= Potato production in Cambodia =

Potato production in Cambodia has traditionally been negligible. With rising levels of potato consumption in Cambodia, the government has begun to encourage farmers to produce more potatoes. In September 2016, the first potato research center in Cambodia was opened.

==History==
Potato production in Cambodia has been historically negligible, due to the fact that the plant was not found in Asia until imported from its native region of the Andes of South America in the 1700s. In a September 2016 speech delivered at the opening ceremony for the US$200,000 potato research center just outside the Royal University of Agriculture in Phnom Penh, Veng Sakhon, the Minister for Agriculture, underscored the increasing importance of potato production in Cambodia:

The demand for potatoes in the Kingdom is growing year-on-year, not only due to demand from foreign tourists, but also local people. As such, the potato market is growing remarkably.
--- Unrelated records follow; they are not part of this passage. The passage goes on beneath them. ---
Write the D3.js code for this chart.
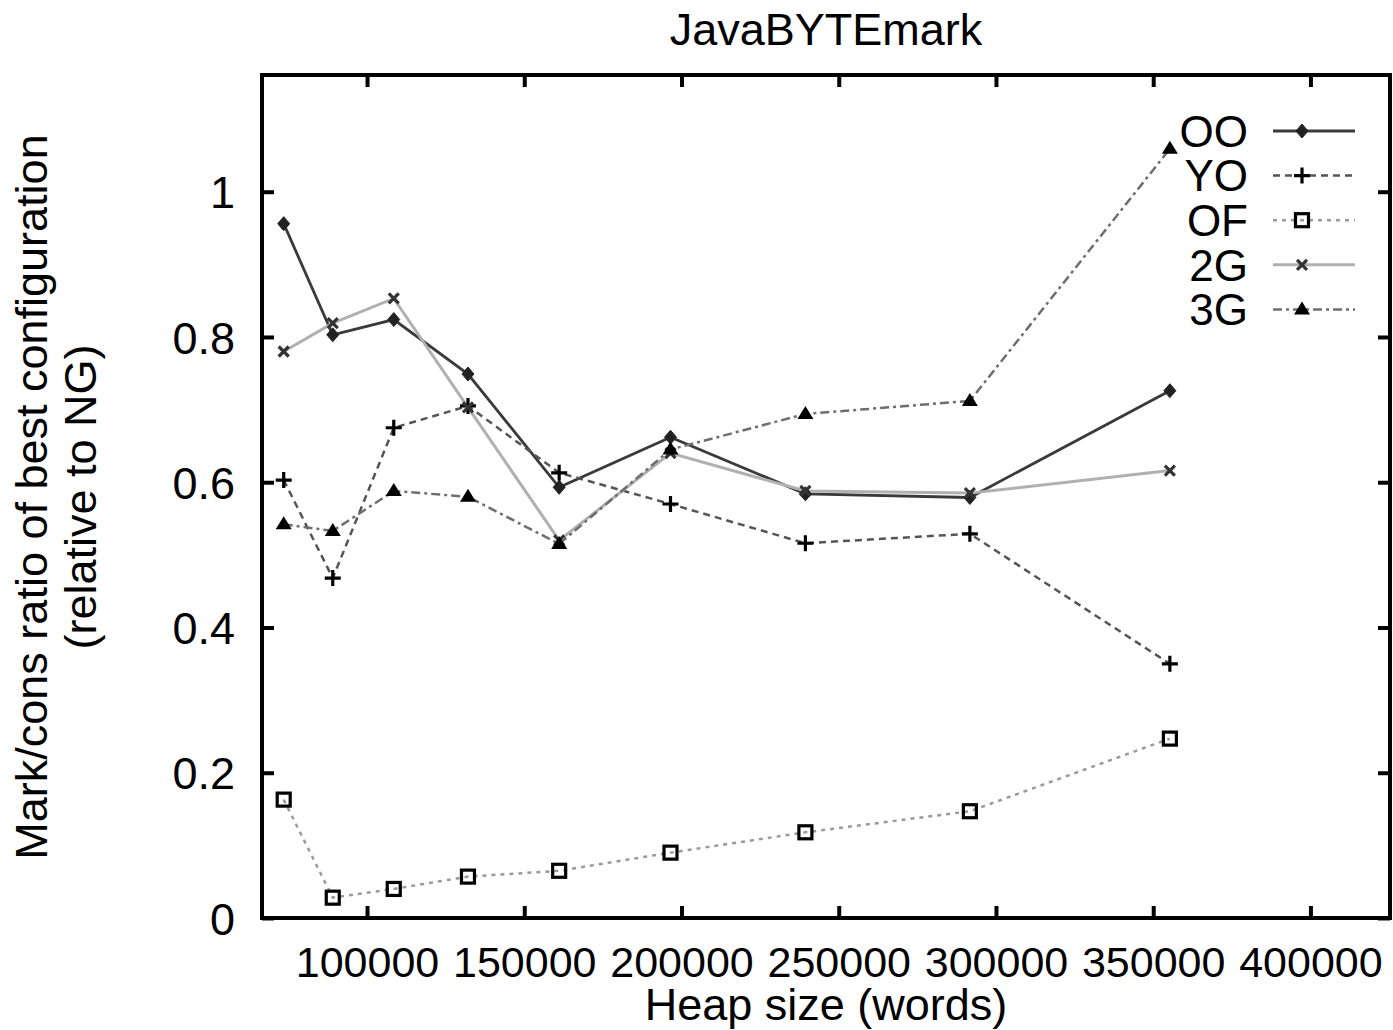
<!DOCTYPE html>
<html><head><meta charset="utf-8">
<script src="https://cdn.jsdelivr.net/npm/d3@7"></script>
<style>
html,body{margin:0;padding:0;background:#fff;}
svg text{font-family:"Liberation Sans",Arial,sans-serif;fill:#000;}
</style></head>
<body>
<svg id="chart" width="1393" height="1030"></svg>
<script>
// ---- data ----
const heapSizes = [73500, 89100, 108500, 132100, 161100, 196500, 239400, 291700, 355300];
const seriesNames = ["OO", "YO", "OF", "2G", "3G"];
const valuesOO = [0.956, 0.803, 0.824, 0.749, 0.593, 0.662, 0.584, 0.579, 0.726];
const valuesYO = [0.603, 0.468, 0.675, 0.705, 0.613, 0.570, 0.516, 0.529, 0.350];
const valuesOF = [0.163, 0.028, 0.040, 0.057, 0.065, 0.090, 0.118, 0.147, 0.247];
const values2G = [0.780, 0.819, 0.853, 0.703, 0.520, 0.640, 0.588, 0.585, 0.616];
const values3G = [0.542, 0.533, 0.588, 0.580, 0.515, 0.645, 0.694, 0.712, 1.059];
const xTickValues = [100000, 150000, 200000, 250000, 300000, 350000, 400000];
const xTickLabels = ["100000", "150000", "200000", "250000", "300000", "350000", "400000"];
const yTickValues = [0, 0.2, 0.4, 0.6, 0.8, 1];
const yTickLabels = ["0", "0.2", "0.4", "0.6", "0.8", "1"];
const titleText = "JavaBYTEmark";
const xLabel = "Heap size (words)";
const yLabel1 = "Mark/cons ratio of best configuration";
const yLabel2 = "(relative to NG)";

// ---- layout ----
const L = 262, R = 1390, T = 75, B = 918;
const svg = d3.select("#chart");
const x = d3.scaleLinear().domain([66600, 425300]).range([L, R]);
const y = d3.scaleLinear().domain([0, 1.1607]).range([B, T]);

const FS = 45;

// ticks
const tickLen = 12;
const gx = svg.append("g").attr("transform", `translate(0,${B})`)
  .call(d3.axisBottom(x).tickValues(xTickValues).tickSizeInner(-tickLen).tickSizeOuter(0)
    .tickFormat((d, i) => xTickLabels[i]));
gx.select(".domain").remove();
gx.selectAll(".tick line").attr("stroke", "#000").attr("stroke-width", 4);
gx.selectAll(".tick text").attr("y", 59).attr("dy", 0).attr("font-size", 43)
  .attr("font-family", "Liberation Sans, Arial, sans-serif").attr("fill", "#000");

const gxt = svg.append("g").attr("transform", `translate(0,${T})`)
  .call(d3.axisTop(x).tickValues(xTickValues).tickSizeInner(-tickLen).tickSizeOuter(0).tickFormat(""));
gxt.select(".domain").remove();
gxt.selectAll(".tick line").attr("stroke", "#000").attr("stroke-width", 4);

const gy = svg.append("g").attr("transform", `translate(${L},0)`)
  .call(d3.axisLeft(y).tickValues(yTickValues).tickSizeInner(-tickLen).tickSizeOuter(0)
    .tickFormat((d, i) => yTickLabels[i]));
gy.select(".domain").remove();
gy.selectAll(".tick line").attr("stroke", "#000").attr("stroke-width", 4);
gy.selectAll(".tick text").attr("x", -27).attr("dy", "0.36em").attr("font-size", FS)
  .attr("font-family", "Liberation Sans, Arial, sans-serif").attr("fill", "#000");

const gyr = svg.append("g").attr("transform", `translate(${R},0)`)
  .call(d3.axisRight(y).tickValues(yTickValues).tickSizeInner(-tickLen).tickSizeOuter(0).tickFormat(""));
gyr.select(".domain").remove();
gyr.selectAll(".tick line").attr("stroke", "#000").attr("stroke-width", 4);

// frame
svg.append("rect").attr("x", L).attr("y", T).attr("width", R - L).attr("height", B - T)
  .attr("fill", "none").attr("stroke", "#000").attr("stroke-width", 4);

// series styles
const styles = {
  OO: {vals: valuesOO, stroke: "#3a3a3a", width: 2.8, dash: null, marker: "diamond"},
  YO: {vals: valuesYO, stroke: "#555", width: 2.5, dash: "7,5", marker: "plus"},
  OF: {vals: valuesOF, stroke: "#9a9a9a", width: 2.5, dash: "4,5", marker: "square"},
  "2G": {vals: values2G, stroke: "#b0b0b0", width: 3, dash: null, marker: "cross"},
  "3G": {vals: values3G, stroke: "#6e6e6e", width: 2.5, dash: "9,4,3,4", marker: "triangle"}
};

function drawMarker(g, type, cx, cy) {
  if (type === "diamond") {
    g.append("path").attr("d", `M${cx},${cy-7}L${cx+6},${cy}L${cx},${cy+7}L${cx-6},${cy}Z`)
      .attr("fill", "#222").attr("stroke", "#222").attr("stroke-width", 1);
  } else if (type === "plus") {
    g.append("path").attr("d", `M${cx-8},${cy}H${cx+8}M${cx},${cy-8}V${cy+8}`)
      .attr("stroke", "#000").attr("stroke-width", 3.2).attr("fill", "none");
  } else if (type === "square") {
    g.append("rect").attr("x", cx-6.5).attr("y", cy-6.5).attr("width", 13).attr("height", 13)
      .attr("fill", "none").attr("stroke", "#000").attr("stroke-width", 3.2);
  } else if (type === "cross") {
    g.append("path").attr("d", `M${cx-5},${cy-5}L${cx+5},${cy+5}M${cx-5},${cy+5}L${cx+5},${cy-5}`)
      .attr("stroke", "#333").attr("stroke-width", 3.2).attr("fill", "none");
  } else if (type === "triangle") {
    g.append("path").attr("d", `M${cx},${cy-8}L${cx+8},${cy+5}L${cx-8},${cy+5}Z`)
      .attr("fill", "#000");
  }
}

const line = d3.line().x((d, i) => x(heapSizes[i])).y(d => y(d));
const plotG = svg.append("g");
seriesNames.forEach(name => {
  const s = styles[name];
  plotG.append("path").datum(s.vals).attr("d", line)
    .attr("fill", "none").attr("stroke", s.stroke).attr("stroke-width", s.width)
    .attr("stroke-dasharray", s.dash);
});
seriesNames.forEach(name => {
  const s = styles[name];
  const g = plotG.append("g");
  s.vals.forEach((v, i) => drawMarker(g, s.marker, x(heapSizes[i]), y(v)));
});

// legend
const legY0 = 131, legDY = 44.6;
seriesNames.forEach((name, k) => {
  const s = styles[name];
  const yy = legY0 + k * legDY;
  svg.append("text").attr("x", 1248).attr("y", yy).attr("dy", "0.36em")
    .attr("text-anchor", "end").attr("font-size", 44).text(name);
  svg.append("line").attr("x1", 1273).attr("x2", 1355).attr("y1", yy).attr("y2", yy)
    .attr("stroke", s.stroke).attr("stroke-width", s.width).attr("stroke-dasharray", s.dash);
  drawMarker(svg.append("g"), s.marker, 1302, yy);
});

// titles
svg.append("text").attr("x", 826).attr("y", 45).attr("text-anchor", "middle")
  .attr("font-size", FS).text(titleText);
svg.append("text").attr("x", 826).attr("y", 1020).attr("text-anchor", "middle")
  .attr("font-size", FS).text(xLabel);
svg.append("text").attr("transform", "translate(47,497) rotate(-90)").attr("text-anchor", "middle")
  .attr("font-size", FS).text(yLabel1);
svg.append("text").attr("transform", "translate(96,497) rotate(-90)").attr("text-anchor", "middle")
  .attr("font-size", FS).text(yLabel2);
</script>
</body></html>
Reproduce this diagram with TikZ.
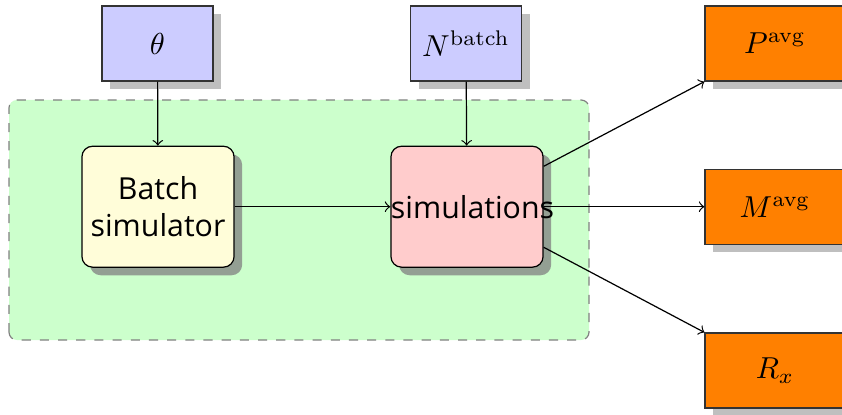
\documentclass[tikz,border=0pt]{standalone}
\usepackage[no-math]{fontspec}
\setmainfont{Open Sans}
\usetikzlibrary{shadows}

\begin{document}
\begin{tikzpicture}[x=0.33pt,y=0.33pt,
  inbox/.style={draw=black!80,fill=blue!20,minimum width=36.6pt,minimum height=24.75pt,drop shadow},
  simbox/.style={draw=black,rounded corners=3.5pt,inner sep=0pt,text width=50.2pt,align=center,minimum height=39.9pt,drop shadow={opacity=0.75}},
  outbox/.style={draw=black!80,fill=orange,minimum width=46.2pt,minimum height=24.75pt,drop shadow}]

\useasboundingbox (0,0) rectangle (842,414);

% group
\draw [dashed, draw=black!50, fill=green!20, rounded corners=2.6pt] (9,74) rectangle (589,314);

\node [inbox] (theta) at (157.5,370.5) {$\theta$};
\node [inbox] (nbatch) at (466,370.5) {$N^{\mathrm{batch}}$};

\node [simbox, fill=yellow!15] (batch) at (158,207.3) {Batch simulator};
\node [simbox, fill=red!20] (sims) at (467,207.3) {simulations};

\node [outbox] (pavg) at (775,370.5) {$P^{\mathrm{avg}}$};
\node [outbox] (mavg) at (775,207.3) {$M^{\mathrm{avg}}$};
\node [outbox] (rx) at (775,43.5) {$R_x$};

\draw [->] (theta) -- (batch);
\draw [->] (nbatch) -- (sims);
\draw [->] (batch) -- (sims);

\draw [->] (sims) -- (pavg.south west);
\draw [->] (sims) -- (mavg);
\draw [->] (sims) -- (rx.north west);

\end{tikzpicture}
\end{document}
It was the first potato research center built in Cambodia, with the collaboration from the Korean Project of International Agriculture, the Korean International Cooperation Agency and the Cambodian Ministry of Rural Development. In March 2017, after testing different potato varieties from countries including Peru, South Korea, and Germany, and identifying those suitable for the Cambodian climate, researchers from the center announced that Cambodia’s eastern Mondulkiri province would become Cambodia's first planting area for potatoes. They also projected that potatoes would eventually overtake rice as Cambodia's most important crop. The announcement was well-received by several restaurateurs who believed that the increased production of potatoes in Cambodia would drive down their overall costs. Additionally, the Sustainable Agrifood Systems (SAS) arm of ASEAN produced a Khmer potato-growing manual for local farmers.

==Cuisine==
Potatoes are not an integral part of Cambodian cuisine, and "the prospect of mashed, baked, boiled or fried potatoes seems to have little traction with Cambodians"; even in rural areas, where rice is scarce, potatoes are not typically consumed. Potatoes in Cambodia are used more for snacking than as a staple food, and potato consumption is generally more common in urban areas where there are foreigners.